You know, there’s a great phrase from the poem, ‘If’ by Rudyard Kipling where it says, ‘Dream but not make dreams your master; think but not make thoughts your aim; meet with triumph and disaster and treat those two Impostors just the same.’ It’s very easy to say it but how do you treat those two Impostors just the same? The answer lies in the tradition and the culture and the books and the epics that are so prominent and predominant in our country – The Bhagavad Gita, the Koran, the interpretation of that in the subcontinent, the Bible, the Guru Granth Sahib, the Granny stories, and you know how to handle the diversities and the setbacks and you’re able to sit back, assemble — reassemble yourself, come back and fight with the same glory again.
And we don’t give him — when you don’t give a villager that, you’re depriving him, we’re depriving ourselves of what I think is one of the most important survival tools in today’s world, which is the culture and tradition.
So I dream of a 2030 where rural India is as developed as the rest of the world, is as aspirational as the rest of India and where the villager is providedg with the same opportunities as it is available in the cities. And after a hard day’s work, a villager is actually able to come back, sit down, have a drink, put his feet up and start thinking about art and culture and poetry.
That would be a dream that I have for 2030 — a practical dream that I have for 2030.
And the dreams that your parents and my parents had when we were in college — urban middle class – where everything revolved around the boy, studying hard, getting into a technical college of a repute and then getting into a reputed managements college and finally the green card.

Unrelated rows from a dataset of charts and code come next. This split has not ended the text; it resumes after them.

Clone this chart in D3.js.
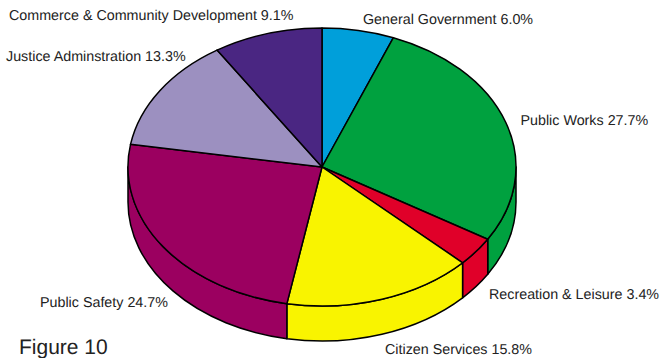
<!DOCTYPE html>
<html>
<head>
<meta charset="utf-8">
<style>
html,body{margin:0;padding:0;background:#fff}
svg{display:block}
text{font-family:"Liberation Sans",Arial,sans-serif;fill:#222;text-rendering:geometricPrecision}
</style>
<script src="https://cdn.jsdelivr.net/npm/d3@7"></script>
</head>
<body>
<script>
// Budget shares by function, clockwise from twelve o'clock
const categories = ["General Government","Public Works","Recreation & Leisure","Citizen Services","Public Safety","Justice Adminstration","Commerce & Community Development"];
const shares = [6.0,27.7,3.4,15.8,24.7,13.3,9.1];
const colors = ["#009FDA","#00A13F","#E00029","#F9F400","#9B0060","#9C90C0","#4A2682"];
const labelSpots = [[363,24],[520.5,125],[489,299],[385,354],[40,307],[6,61],[9,20]];
const figureTitle = "Figure 10";

const width = 663, height = 358;
const cx = 322, cy = 167, rx = 194, ry = 139, depth = 35;

const svg = d3.select("body").append("svg").attr("width",width).attr("height",height);

const slices = d3.pie().sort(null).value(d=>d)(shares);
const px = a => cx + rx*Math.sin(a);
const py = a => cy - ry*Math.cos(a);
const fmt = v => v.toFixed(2);

// Front wall: only the part of each slice's rim between 3 and 9 o'clock shows
const wall = d3.range(slices.length).map(i=>{
  const a0 = Math.max(slices[i].startAngle, Math.PI/2);
  const a1 = Math.min(slices[i].endAngle, 3*Math.PI/2);
  return {i,a0,a1};
}).filter(d=>d.a1>d.a0);

svg.append("g").selectAll("path").data(wall).join("path")
  .attr("d",d=>`M${fmt(px(d.a0))},${fmt(py(d.a0))}`
    +`A${rx},${ry} 0 0 1 ${fmt(px(d.a1))},${fmt(py(d.a1))}`
    +`L${fmt(px(d.a1))},${fmt(py(d.a1)+depth)}`
    +`A${rx},${ry} 0 0 0 ${fmt(px(d.a0))},${fmt(py(d.a0)+depth)}Z`)
  .attr("fill",d=>colors[d.i])
  .attr("stroke","#000").attr("stroke-width",1.5).attr("stroke-linejoin","round");

// Top face: a unit pie squashed into the ellipse
const arc = d3.arc().innerRadius(0).outerRadius(1);
svg.append("g").attr("transform",`translate(${cx},${cy}) scale(${rx},${ry})`)
  .selectAll("path").data(slices).join("path")
  .attr("d",arc)
  .attr("fill",(d,i)=>colors[i])
  .attr("stroke","#000").attr("stroke-width",1.5)
  .attr("stroke-linejoin","round")
  .attr("vector-effect","non-scaling-stroke");

svg.append("g").selectAll("text").data(categories).join("text")
  .attr("x",(d,i)=>labelSpots[i][0]).attr("y",(d,i)=>labelSpots[i][1])
  .attr("font-size",14.3)
  .text((d,i)=>`${d} ${shares[i].toFixed(1)}%`);

svg.append("text").attr("x",19).attr("y",353.5).attr("font-size",21).text(figureTitle);
</script>
</body>
</html>
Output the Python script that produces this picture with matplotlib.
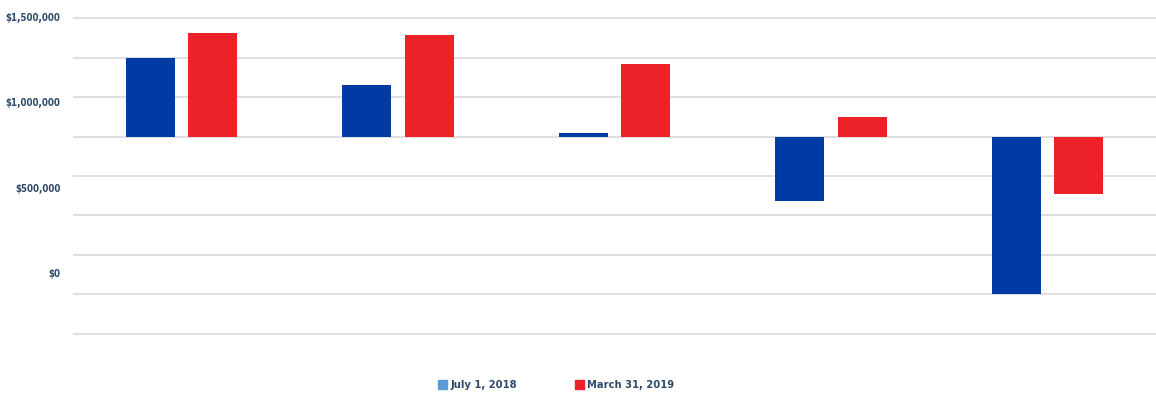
import matplotlib.pyplot as plt
import numpy as np
from matplotlib.patches import Patch
from matplotlib.ticker import FixedLocator, NullFormatter

# account balances, bars hang off the reference level
groups = ['A', 'B', 'C', 'D', 'E']
july_2018 = [1260000, 1100000, 820000, 420000, -120000]
march_2019 = [1405000, 1395000, 1225000, 915000, 465000]
series_names = ['July 1, 2018', 'March 31, 2019']
ref_level = 800000
grid_step = 231000
tick_values = [0, 500000, 1000000, 1500000]
tick_labels = ['$0', '$500,000', '$1,000,000', '$1,500,000']

BLUE = '#003aa5'
RED = '#ed2128'
LEGEND_BLUE = '#5b9bd5'
TEXT = '#2e4a6b'

plt.rcParams['font.family'] = ['DejaVu Sans']
plt.rcParams['font.stretch'] = 'condensed'

fig = plt.figure(figsize=(11.56, 3.98), dpi=100)
ax = fig.add_axes([73/1156, 0.1339, 1 - 73/1156, 0.849])

x = np.arange(len(groups))
w = 0.226
off = 0.144
ax.bar(x - off, np.array(july_2018) - ref_level, w, bottom=ref_level,
       color=BLUE, zorder=3)
ax.bar(x + off, np.array(march_2019) - ref_level, w, bottom=ref_level,
       color=RED, zorder=3)

ax.set_xlim(-0.5, len(groups) - 0.5)
ax.set_ylim(-420000, 1560000)

# gridlines follow the reference level, labels follow the dollar scale
ax.yaxis.set_major_locator(FixedLocator(tick_values))
ax.set_yticklabels(tick_labels)
ax.yaxis.set_minor_locator(FixedLocator(ref_level + grid_step * np.arange(-5, 4)))
ax.yaxis.set_minor_formatter(NullFormatter())
ax.grid(False)
ax.grid(axis='y', which='minor', color='#d9d9d9', linewidth=1.2, zorder=0)
ax.tick_params(axis='y', which='both', length=0, pad=9,
               labelsize=7, labelcolor=TEXT)
for t in ax.get_yticklabels():
    t.set_fontweight('bold')
    t.set_fontstretch('condensed')
ax.set_xticks([])
for s in ax.spines.values():
    s.set_visible(False)

handles = [Patch(color=LEGEND_BLUE), Patch(color=RED)]
fig.legend(handles, series_names, loc='center', bbox_to_anchor=(0.481, 0.032),
           ncol=2, frameon=False, handlelength=0.8, handleheight=0.8,
           handletextpad=0.3, columnspacing=5.2,
           prop={'size': 8, 'weight': 'bold', 'stretch': 'condensed'},
           labelcolor=TEXT)

fig.savefig('out.png', dpi=100)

And if it was the girl, then it was a spouse with a green card. I dream of a 2030 where students the world over will dream of a blue card, will dream of having once actually come to India and study and imbibe the knowledge that we have as a nation.
It used to be true: we were the first university in the world – Nalanda was the university where people came in from far and wide. So it’s not a pipe dream, it’s a practical dream that I have, and I think that’s easily, easily attainable.
And finally, before I wind up, I think, I’ll dream of a 2030 where we have a meritocratic electoral base which selects its leaders and whose leaders believe that it is more important to serve — with a missionary zeal to serve the nation rather than rule it.
You know, there is another stanza from the same poem which says that, if they have the ability to talk to the crowds yet keep your virtue, walk with Kings – nor lose the common touch, if neither good friends nor foes can hurt you, yet all men count with you but none too much — if only the politicians understood the gist of that line, we would have a progressive country by 2030 where we’ll all be proud of not just the way the country is running but also proud about our politicians.
And finally, you know, I’m an actor and the dream that I have for myself is that in 2030 I’m as relevant and as handsome hopefully but if age was to catch up, then they probably would have mapped my face by then and use technology to make me look as young or old, as the role desired me to look, and I’m still able to romance the pretty young things that would be part of the industry in 2030.
I see that’s got many guys going ham.
And finally as an actor, I’m used and prone to dialogues, I love to speak dialogues, and I recently found a line that blew me apart and I thought it was a phenomenal Hindi film dialogue, where this great gentleman has said, “That whatever I am today and all the achievements that have been – that has been possible by me and what will eventually also be possible by me in the near future are all because of my angel mother.” Do you know who said that? You know who said that? Shockingly Abraham Lincoln!
So I dream of a 2030 where every Indian says the exact same thing about his mother and not just about his mother but also about his motherland – and also for the sake of posterity about his mother-in-law.